Material provided:

------------------------

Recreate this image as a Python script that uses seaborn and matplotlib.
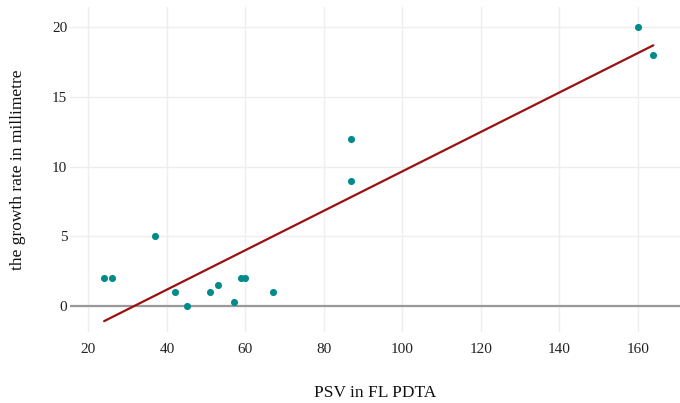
import matplotlib
matplotlib.use("Agg")
import matplotlib.pyplot as plt
import seaborn as sns
import pandas as pd

# PSV in FL PDTA vs growth rate (mm)
psv = [24, 26, 37, 42, 45, 51, 53, 57, 59, 60, 67, 87, 87, 160, 164]
growth = [2, 2, 5, 1, 0, 1, 1.5, 0.3, 2, 2, 1, 12, 9, 20, 18]
x_ticks = [20, 40, 60, 80, 100, 120, 140, 160]
y_ticks = [0, 5, 10, 15, 20]

df = pd.DataFrame({"psv": psv, "growth": growth})

sns.set_style("white")
plt.rcParams["font.family"] = ["Liberation Serif", "DejaVu Serif"]

fig = plt.figure(figsize=(6.8, 4.03), dpi=100)
ax = fig.add_axes([70 / 680, 1 - 332 / 403, 610 / 680, 325 / 403])

ax.grid(True, color="#eeeeee", linewidth=1)
ax.set_axisbelow(True)
ax.axhline(0, color="#999999", linewidth=1.6, zorder=1)

sns.regplot(data=df, x="psv", y="growth", ax=ax, ci=None, truncate=True,
            scatter_kws=dict(color="#008b8b", s=26, linewidths=0, alpha=1, zorder=3),
            line_kws=dict(color="#991111", linewidth=1.6, zorder=2))

ax.set_xlim(15.3, 170.8)
ax.set_ylim(-1.87, 21.45)
ax.set_xticks(x_ticks)
ax.set_yticks(y_ticks)
ax.tick_params(length=0, labelsize=11, colors="#222222")
ax.tick_params(axis="x", pad=8)
ax.tick_params(axis="y", pad=2)
for s in ax.spines.values():
    s.set_visible(False)

ax.set_xlabel("PSV in FL PDTA", fontsize=12.5, color="#111111", va="center")
ax.set_ylabel("the growth rate in millimetre", fontsize=12.5, color="#111111", va="center")
ax.xaxis.set_label_coords(0.5, (332 - 393) / 325)
ax.yaxis.set_label_coords((18 - 70) / 610, 0.5)

fig.savefig("out.png", dpi=100)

------------------------

Task requirements:
Output a faithful copy of the data, with each picture left out.

Output:
Recreate this image as a Python script that uses seaborn and matplotlib.
import matplotlib
matplotlib.use("Agg")
import matplotlib.pyplot as plt
import seaborn as sns
import pandas as pd

# PSV in FL PDTA vs growth rate (mm)
psv = [24, 26, 37, 42, 45, 51, 53, 57, 59, 60, 67, 87, 87, 160, 164]
growth = [2, 2, 5, 1, 0, 1, 1.5, 0.3, 2, 2, 1, 12, 9, 20, 18]
x_ticks = [20, 40, 60, 80, 100, 120, 140, 160]
y_ticks = [0, 5, 10, 15, 20]

df = pd.DataFrame({"psv": psv, "growth": growth})

sns.set_style("white")
plt.rcParams["font.family"] = ["Liberation Serif", "DejaVu Serif"]

fig = plt.figure(figsize=(6.8, 4.03), dpi=100)
ax = fig.add_axes([70 / 680, 1 - 332 / 403, 610 / 680, 325 / 403])

ax.grid(True, color="#eeeeee", linewidth=1)
ax.set_axisbelow(True)
ax.axhline(0, color="#999999", linewidth=1.6, zorder=1)

sns.regplot(data=df, x="psv", y="growth", ax=ax, ci=None, truncate=True,
            scatter_kws=dict(color="#008b8b", s=26, linewidths=0, alpha=1, zorder=3),
            line_kws=dict(color="#991111", linewidth=1.6, zorder=2))

ax.set_xlim(15.3, 170.8)
ax.set_ylim(-1.87, 21.45)
ax.set_xticks(x_ticks)
ax.set_yticks(y_ticks)
ax.tick_params(length=0, labelsize=11, colors="#222222")
ax.tick_params(axis="x", pad=8)
ax.tick_params(axis="y", pad=2)
for s in ax.spines.values():
    s.set_visible(False)

ax.set_xlabel("PSV in FL PDTA", fontsize=12.5, color="#111111", va="center")
ax.set_ylabel("the growth rate in millimetre", fontsize=12.5, color="#111111", va="center")
ax.xaxis.set_label_coords(0.5, (332 - 393) / 325)
ax.yaxis.set_label_coords((18 - 70) / 610, 0.5)

fig.savefig("out.png", dpi=100)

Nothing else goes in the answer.